In 2000 a team of researchers observed that if current passes through a semiconductor strip, even without the application of a magnetic field, electrons drift to each side of the strip based on their spin. When these electrons move through the semiconductor they experience a sideways force whose direction depends on the spin’s orientation, so the electrons build up at the two sides of the strip and create a voltage across it. Physicists quickly realized that this phenomenon, known as the "spin Hall effect," could be an excellent way to separate electrons according to their spin and that it could be used to process and store bits in future spintronic computers.

"You need an effective way to convert charge into spin current in one part of the circuitry that can then be converted again into electric signals in another part," says Jairo Sinova, a theoretical physicist at the Johannes Gutenberg University Mainz in Germany who participated in the research.
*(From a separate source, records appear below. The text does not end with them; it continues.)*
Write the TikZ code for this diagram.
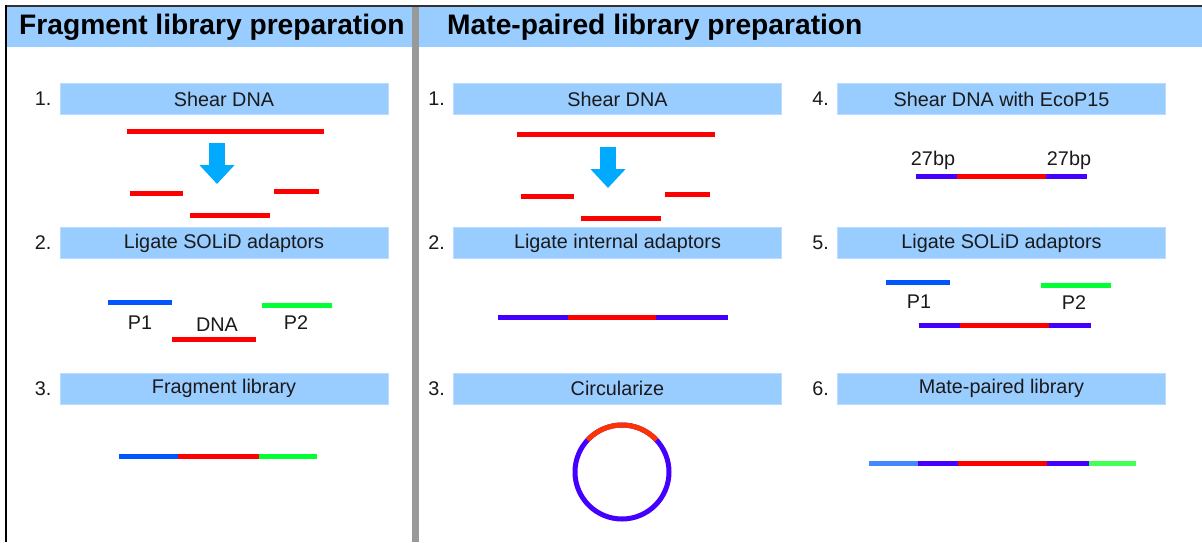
\documentclass[tikz,border=0pt]{standalone}
\usepackage{fontspec}
\setmainfont{Liberation Sans}
\usetikzlibrary{arrows.meta,positioning}

\definecolor{boxblue}{RGB}{153,204,255}
\definecolor{boxedge}{RGB}{185,220,255}
\definecolor{dnared}{RGB}{255,0,0}
\definecolor{ringred}{RGB}{255,51,0}
\definecolor{linkviolet}{RGB}{68,0,255}
\definecolor{ponablue}{RGB}{0,85,255}
\definecolor{ptwogreen}{RGB}{0,255,51}
\definecolor{fadeblue}{RGB}{68,136,255}
\definecolor{fadegreen}{RGB}{68,255,85}
\definecolor{cutblue}{RGB}{0,170,255}
\definecolor{divgrey}{RGB}{153,153,153}
\definecolor{inkblack}{RGB}{26,26,26}

\begin{document}
\begin{tikzpicture}[x=1pt,y=-1pt]
\tikzset{
  headtext/.style={anchor=west,inner sep=0pt,text=black,font=\fontsize{28.2}{32}\selectfont\bfseries},
  stepbox/.style={fill=boxblue,draw=boxedge,line width=0.8pt,minimum width=328pt,minimum height=31pt,inner sep=0pt,text=inkblack,font=\fontsize{19.8}{22}\selectfont},
  stepnum/.style={inner sep=0pt,text=inkblack,font=\fontsize{19.8}{22}\selectfont},
  strandlabel/.style={inner sep=0pt,text=inkblack,font=\fontsize{19.8}{22}\selectfont},
  strand/.style={line width=5pt,line cap=butt},
  cutarrow/.style={cutblue,line width=16pt,-{Triangle[length=19pt,width=34pt]}}
}
\useasboundingbox (0,0) rectangle (1202,542);
% frame and header band
\fill[boxblue] (7,7) rectangle (1202,47);
\draw[line width=2pt,black!80] (5,6) -- (1202,6);
\draw[line width=2pt,black] (6,5) -- (6,542);
\fill[divgrey] (412,7) rectangle (419,542);
\node[headtext] (fraghead) at (19,27) {Fragment library preparation};
\node[headtext] (matehead) at (447,27) {Mate-paired library preparation};

% fragment library steps
\node[stepbox] (frag1) at (224,99) {Shear DNA};
\node[stepbox] (frag2) at (224,243) {Ligate SOLiD adaptors};
\node[stepbox] (frag3) at (224,388.5) {Fragment library};
\node[stepnum,left=8pt of frag1] (fragnum1) {1.};
\node[stepnum,left=8pt of frag2] (fragnum2) {2.};
\node[stepnum,left=8pt of frag3] (fragnum3) {3.};

\draw[strand,dnared] (127,131) -- (324,131);
\coordinate (fragcuttop) at (217,143);
\coordinate (fragcuttip) at (217,184);
\draw[cutarrow] (fragcuttop) -- (fragcuttip);
\draw[strand,dnared] (130,193) -- (183,193);
\draw[strand,dnared] (274,191) -- (319,191);
\draw[strand,dnared] (190,215) -- (270,215);

\draw[strand,ponablue] (108,302) -- (172,302);
\draw[strand,ptwogreen] (262,305) -- (332,305);
\draw[strand,dnared] (172,339) -- (256,339);
\node[strandlabel] (fragpone) at (140,323) {P1};
\node[strandlabel] (fragdna) at (217,325) {DNA};
\node[strandlabel] (fragptwo) at (296,323) {P2};

\draw[strand,ponablue] (119,456) -- (178,456);
\draw[strand,dnared] (178,456) -- (259,456);
\draw[strand,ptwogreen] (259,456) -- (317,456);

% mate-paired library steps, first column
\node[stepbox] (mate1) at (617.5,99) {Shear DNA};
\node[stepbox] (mate2) at (617.5,243) {Ligate internal adaptors};
\node[stepbox] (mate3) at (617.5,388.5) {Circularize};
\node[stepnum,left=8pt of mate1] (matenum1) {1.};
\node[stepnum,left=8pt of mate2] (matenum2) {2.};
\node[stepnum,left=8pt of mate3] (matenum3) {3.};

\draw[strand,dnared] (517,134) -- (715,134);
\coordinate (matecuttop) at (608,147);
\coordinate (matecuttip) at (608,188);
\draw[cutarrow] (matecuttop) -- (matecuttip);
\draw[strand,dnared] (521,196) -- (574,196);
\draw[strand,dnared] (665,194) -- (710,194);
\draw[strand,dnared] (581,218) -- (661,218);

\draw[strand,linkviolet] (498,317) -- (568,317);
\draw[strand,dnared] (568,317) -- (656,317);
\draw[strand,linkviolet] (656,317) -- (728,317);

\coordinate (ring) at (622,472);
\draw[linkviolet,line width=5pt] (ring) circle[radius=47];
\draw[ringred,line width=5pt] (ring) ++(-137:47) arc[start angle=-137,end angle=-43,radius=47];

% mate-paired library steps, second column
\node[stepbox] (mate4) at (1001.5,99) {Shear DNA with EcoP15};
\node[stepbox] (mate5) at (1001.5,243) {Ligate SOLiD adaptors};
\node[stepbox] (mate6) at (1001.5,388.5) {Mate-paired library};
\node[stepnum,left=8pt of mate4] (matenum4) {4.};
\node[stepnum,left=8pt of mate5] (matenum5) {5.};
\node[stepnum,left=8pt of mate6] (matenum6) {6.};

\node[strandlabel] (tagleft) at (933,160) {27bp};
\node[strandlabel] (tagright) at (1069,160) {27bp};
\draw[strand,linkviolet] (916,176) -- (957,176);
\draw[strand,dnared] (957,176) -- (1046,176);
\draw[strand,linkviolet] (1046,176) -- (1087,176);

\draw[strand,ponablue] (886,282) -- (950,282);
\draw[strand,ptwogreen] (1041,285) -- (1111,285);
\node[strandlabel] (matepone) at (919,302) {P1};
\node[strandlabel] (mateptwo) at (1074,303) {P2};
\draw[strand,linkviolet] (919,325) -- (960,325);
\draw[strand,dnared] (960,325) -- (1049,325);
\draw[strand,linkviolet] (1049,325) -- (1091,325);

\draw[strand,fadeblue] (869,463) -- (918,463);
\draw[strand,linkviolet] (918,463) -- (958,463);
\draw[strand,dnared] (958,463) -- (1047,463);
\draw[strand,linkviolet] (1047,463) -- (1089,463);
\draw[strand,fadegreen] (1089,463) -- (1136,463);
\end{tikzpicture}
\end{document}
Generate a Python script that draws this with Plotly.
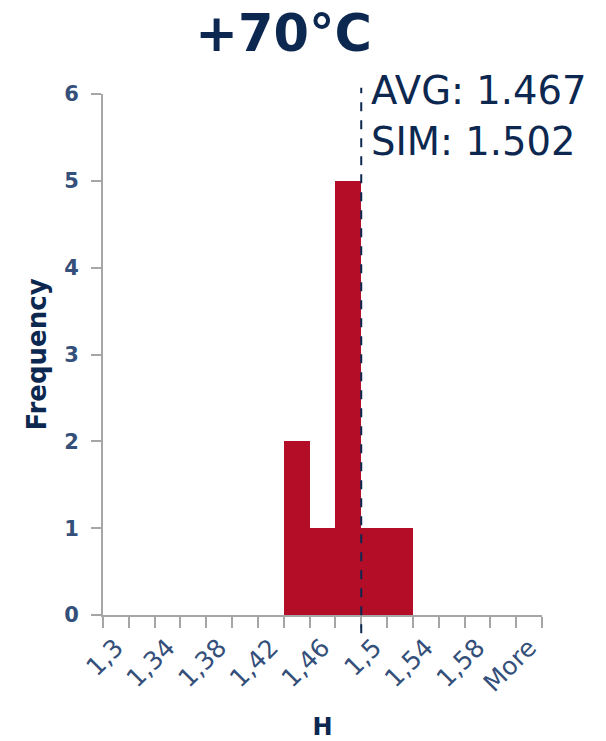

By using gallium arsenide, the semiconductor of lasers and LEDs, the scientists demonstrated efficient conversion at room temperature using an electric field. The achievement exploits the fact that gallium arsenide has two conduction bands that electrons can occupy depending on their momentum.

Illustration: Science Photo Library/Corbis

In the experimental set up [left] a voltage is applied to the GaAs strip. When circularly polarized light is switched on, a voltage appears over the contacts. Electrons passing through the GaAs strip are deflected according to their spin [right].

The lateral force the electrons experience is caused by spin orbit coupling, the interaction of the spin with the electron’s motion; electrons with opposite spins are pushed in opposite directions. For the experiment, the researchers illuminated the semiconductor with circularly polarized light to generate spins aligned in a specific direction. They found that the spin orbit coupling was very weak in the lowest conduction band, but by increasing the voltage they could shift electrons into the higher band where the spin orbit coupling, and consequently the spin Hall effect, was much stronger.

For converting charge into spin one needs a large signal, and for reading out the spins after processing one needs a small signal; Sinova says that they have demonstrated for the first time that “tuning” this conversion is possible by varying the electric field to change the distribution over the two bands.

It is very important to develop a viable spin device, and therefore researchers have to explore material systems in which the spin Hall effect is stronger, says Hidekazu Kurebayashi, a researcher at the London Centre of Nanotechnology (UCL), who directed the experiments. They are now planning to examine other III-V semiconductors for this application. "The advances in semiconductor growth technology allows us to control to a great extent the conduction band structures by selecting elements. There are plenty of exciting opportunities ahead," he says.